Chartreux cat is a French feline with uncertain origins but a pleasant demeanor that has made it the unofficial cat of France and a beloved pet abroad. The breed is notable for its solid blue-gray coat with a slightly woolly texture, bright copper or orange eyes, and quiet but friendly nature.
The origin of the Chartreux is very well-established that the breed dates back to the 15th or 16th century. The breed has a religious background. The unique woolly coat of these cats points back to Syrian roots, and it was believed that Crusaders returning from Syria to France brought the ancestor of the breed along.
Once in France, the cats proved themselves to be an excellent means of controlling rodent populations. Many accounts of the Chartreux’s history point to French Carthusian monasteries keeping these cats as a defense against rats and mice.
In the 1920’s, a methodical Chartreux breeding program was started when sisters Christine and Suzanne Leger encountered a colony of blue-gray cats living on a small island off the coast of France. The cats were notable for their striking appearance and unique woolly coat and the Leger sisters began to domesticate and breed them. Thus, resulting a strong, healthy Shorthaired Blue cat with a lovely face and a powerful body. In 1931, the cats were on a display at a cat show in Paris and the modern Chartreux cat became recognizable.
The breed then imported to Britain, not only to be bred as its own breed, but also to enhance the body, coat type and coat color of the British Shorthair.
During World War II, the breed was almost lost but with the help of some dedicated breeders, it has been brought back. Selective crossbreeding with Russian Blue, British Shorthair, and Persian cats ensured that this centuries-old cat didn’t disappear.
After the WWII, the breed grew in popularity in France. While first prized for its hunting prowess, the modern Chartreux became appreciated for its beautiful woolly coat, intelligence, and calm, friendly demeanor. In 1970, John and Helen Gamon brought the first Chartreux cats to the United States. This paved the way for the breed’s full acceptance into the Cat Fancier’s Association (CFA) in 1987.
The Chartreux is a medium-sized cat. She is heavily muscled and has heavy boning. She has a thick, rounded appearance. Males are larger than females.
As a powerful cat, all components should be well developed. She has a broad chest, a muscular neck, strong jaws, and a well developed muzzle. The legs are relatively thin but strong. She looks like what it originally was, a cat to keep rodents out of the barn and the house.
The coat of the Chartreux is thick and dense. It becomes much longer and thicker during the winter. The texture of the coat is relatively hard as it is protection for the cat.
- Weight: 6 to 8 kg
- Coat length: Short
- Amount of shedding: Medium
- Color: Blue, light ash to slate gray tone
- Pattern: Solid
Chartreux is a pleasant cat to have as a companion and of course best friend. She is easy going and placid.

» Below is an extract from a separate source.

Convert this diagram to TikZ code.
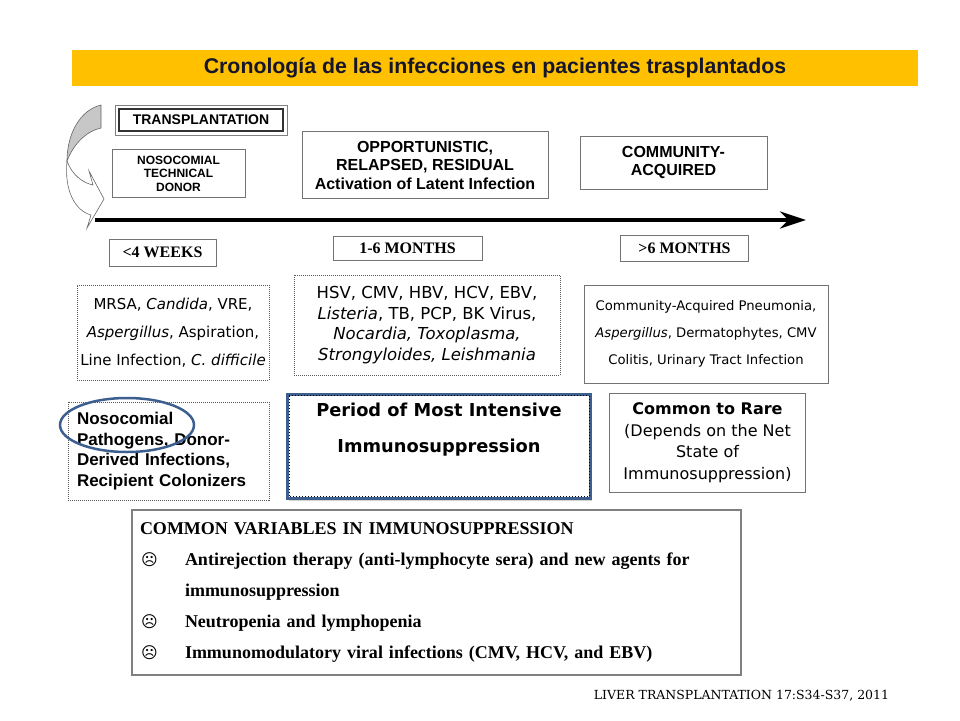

The breed can be a fiercely loyal, loving cat and will attach herself to every member of her family.
While the Chartreux will play, she actually doesn’t need hourly attention. If she is in the mood to play, she will bring a toy to you or your family members. She also plays well by herself. She is a good companion for single people as she plays in spurts and is comfortable by herself or with her parent.
- Lifespan: 11 to 15 years
- Active: Medium
- Intelligence: High
- Vocalize: Low
Chartreux has relatively few health problems and is a robust breed. However, there are a few potential health concerns that you need to be on the lookout for:
- Polycystic kidney disease: A condition where fluid-filled cysts impair the normal function of one or both kidneys.
- Struvite crystals: Small stones that form in the cat’s bladder as a result of too little hydration or an excessively alkaline diet.
- Luxating patella: Slipped kneecaps are sometimes a problem that plagues this cat breed.